── Material for this exercise ──
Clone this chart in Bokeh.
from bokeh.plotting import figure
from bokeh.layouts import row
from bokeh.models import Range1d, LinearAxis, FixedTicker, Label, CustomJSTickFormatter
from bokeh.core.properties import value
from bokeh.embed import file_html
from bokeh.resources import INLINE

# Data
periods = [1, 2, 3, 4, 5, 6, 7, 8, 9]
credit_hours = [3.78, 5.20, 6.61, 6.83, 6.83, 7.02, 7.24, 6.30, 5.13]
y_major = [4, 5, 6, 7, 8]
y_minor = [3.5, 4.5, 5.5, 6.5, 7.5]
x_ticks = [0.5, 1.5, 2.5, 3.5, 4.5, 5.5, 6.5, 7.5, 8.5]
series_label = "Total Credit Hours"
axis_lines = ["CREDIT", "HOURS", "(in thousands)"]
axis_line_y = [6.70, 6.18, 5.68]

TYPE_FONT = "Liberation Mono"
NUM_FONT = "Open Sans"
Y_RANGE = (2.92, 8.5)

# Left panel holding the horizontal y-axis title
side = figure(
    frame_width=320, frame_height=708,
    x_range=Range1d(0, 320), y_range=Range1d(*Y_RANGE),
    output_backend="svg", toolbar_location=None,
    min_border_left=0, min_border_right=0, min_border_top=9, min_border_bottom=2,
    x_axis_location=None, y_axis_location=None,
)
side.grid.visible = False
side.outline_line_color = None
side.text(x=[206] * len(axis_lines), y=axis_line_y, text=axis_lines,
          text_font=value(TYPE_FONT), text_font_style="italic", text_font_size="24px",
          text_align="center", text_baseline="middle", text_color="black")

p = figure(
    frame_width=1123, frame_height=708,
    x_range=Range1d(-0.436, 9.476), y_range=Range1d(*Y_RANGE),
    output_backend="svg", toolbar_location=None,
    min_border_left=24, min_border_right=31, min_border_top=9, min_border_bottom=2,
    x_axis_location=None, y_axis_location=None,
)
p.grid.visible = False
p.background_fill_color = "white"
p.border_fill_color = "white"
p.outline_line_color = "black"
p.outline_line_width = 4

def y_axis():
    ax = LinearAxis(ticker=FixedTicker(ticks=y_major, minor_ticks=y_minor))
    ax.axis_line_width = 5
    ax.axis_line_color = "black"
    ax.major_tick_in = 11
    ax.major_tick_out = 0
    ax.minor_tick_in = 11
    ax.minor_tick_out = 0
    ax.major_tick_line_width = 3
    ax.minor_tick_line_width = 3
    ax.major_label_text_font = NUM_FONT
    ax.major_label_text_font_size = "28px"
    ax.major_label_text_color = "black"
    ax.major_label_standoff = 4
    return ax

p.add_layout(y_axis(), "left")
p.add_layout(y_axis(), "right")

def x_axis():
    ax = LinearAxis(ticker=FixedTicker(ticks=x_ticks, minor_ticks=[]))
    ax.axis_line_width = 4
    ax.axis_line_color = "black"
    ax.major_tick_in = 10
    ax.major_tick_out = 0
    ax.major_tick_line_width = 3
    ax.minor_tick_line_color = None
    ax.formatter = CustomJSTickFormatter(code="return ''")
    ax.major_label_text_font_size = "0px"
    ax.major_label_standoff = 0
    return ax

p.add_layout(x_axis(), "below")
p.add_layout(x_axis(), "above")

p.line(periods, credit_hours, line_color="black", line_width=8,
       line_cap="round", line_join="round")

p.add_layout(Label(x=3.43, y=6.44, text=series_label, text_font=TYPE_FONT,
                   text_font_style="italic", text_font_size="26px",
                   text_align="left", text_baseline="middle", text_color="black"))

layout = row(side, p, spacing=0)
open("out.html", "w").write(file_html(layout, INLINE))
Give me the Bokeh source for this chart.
───
- _What the task requires_: Using the data above, return each line exactly as written.

- _Output_:
Clone this chart in Bokeh.
from bokeh.plotting import figure
from bokeh.layouts import row
from bokeh.models import Range1d, LinearAxis, FixedTicker, Label, CustomJSTickFormatter
from bokeh.core.properties import value
from bokeh.embed import file_html
from bokeh.resources import INLINE

# Data
periods = [1, 2, 3, 4, 5, 6, 7, 8, 9]
credit_hours = [3.78, 5.20, 6.61, 6.83, 6.83, 7.02, 7.24, 6.30, 5.13]
y_major = [4, 5, 6, 7, 8]
y_minor = [3.5, 4.5, 5.5, 6.5, 7.5]
x_ticks = [0.5, 1.5, 2.5, 3.5, 4.5, 5.5, 6.5, 7.5, 8.5]
series_label = "Total Credit Hours"
axis_lines = ["CREDIT", "HOURS", "(in thousands)"]
axis_line_y = [6.70, 6.18, 5.68]

TYPE_FONT = "Liberation Mono"
NUM_FONT = "Open Sans"
Y_RANGE = (2.92, 8.5)

# Left panel holding the horizontal y-axis title
side = figure(
    frame_width=320, frame_height=708,
    x_range=Range1d(0, 320), y_range=Range1d(*Y_RANGE),
    output_backend="svg", toolbar_location=None,
    min_border_left=0, min_border_right=0, min_border_top=9, min_border_bottom=2,
    x_axis_location=None, y_axis_location=None,
)
side.grid.visible = False
side.outline_line_color = None
side.text(x=[206] * len(axis_lines), y=axis_line_y, text=axis_lines,
          text_font=value(TYPE_FONT), text_font_style="italic", text_font_size="24px",
          text_align="center", text_baseline="middle", text_color="black")

p = figure(
    frame_width=1123, frame_height=708,
    x_range=Range1d(-0.436, 9.476), y_range=Range1d(*Y_RANGE),
    output_backend="svg", toolbar_location=None,
    min_border_left=24, min_border_right=31, min_border_top=9, min_border_bottom=2,
    x_axis_location=None, y_axis_location=None,
)
p.grid.visible = False
p.background_fill_color = "white"
p.border_fill_color = "white"
p.outline_line_color = "black"
p.outline_line_width = 4

def y_axis():
    ax = LinearAxis(ticker=FixedTicker(ticks=y_major, minor_ticks=y_minor))
    ax.axis_line_width = 5
    ax.axis_line_color = "black"
    ax.major_tick_in = 11
    ax.major_tick_out = 0
    ax.minor_tick_in = 11
    ax.minor_tick_out = 0
    ax.major_tick_line_width = 3
    ax.minor_tick_line_width = 3
    ax.major_label_text_font = NUM_FONT
    ax.major_label_text_font_size = "28px"
    ax.major_label_text_color = "black"
    ax.major_label_standoff = 4
    return ax

p.add_layout(y_axis(), "left")
p.add_layout(y_axis(), "right")

def x_axis():
    ax = LinearAxis(ticker=FixedTicker(ticks=x_ticks, minor_ticks=[]))
    ax.axis_line_width = 4
    ax.axis_line_color = "black"
    ax.major_tick_in = 10
    ax.major_tick_out = 0
    ax.major_tick_line_width = 3
    ax.minor_tick_line_color = None
    ax.formatter = CustomJSTickFormatter(code="return ''")
    ax.major_label_text_font_size = "0px"
    ax.major_label_standoff = 0
    return ax

p.add_layout(x_axis(), "below")
p.add_layout(x_axis(), "above")

p.line(periods, credit_hours, line_color="black", line_width=8,
       line_cap="round", line_join="round")

p.add_layout(Label(x=3.43, y=6.44, text=series_label, text_font=TYPE_FONT,
                   text_font_style="italic", text_font_size="26px",
                   text_align="left", text_baseline="middle", text_color="black"))

layout = row(side, p, spacing=0)
open("out.html", "w").write(file_html(layout, INLINE))
Give me the Bokeh source for this chart.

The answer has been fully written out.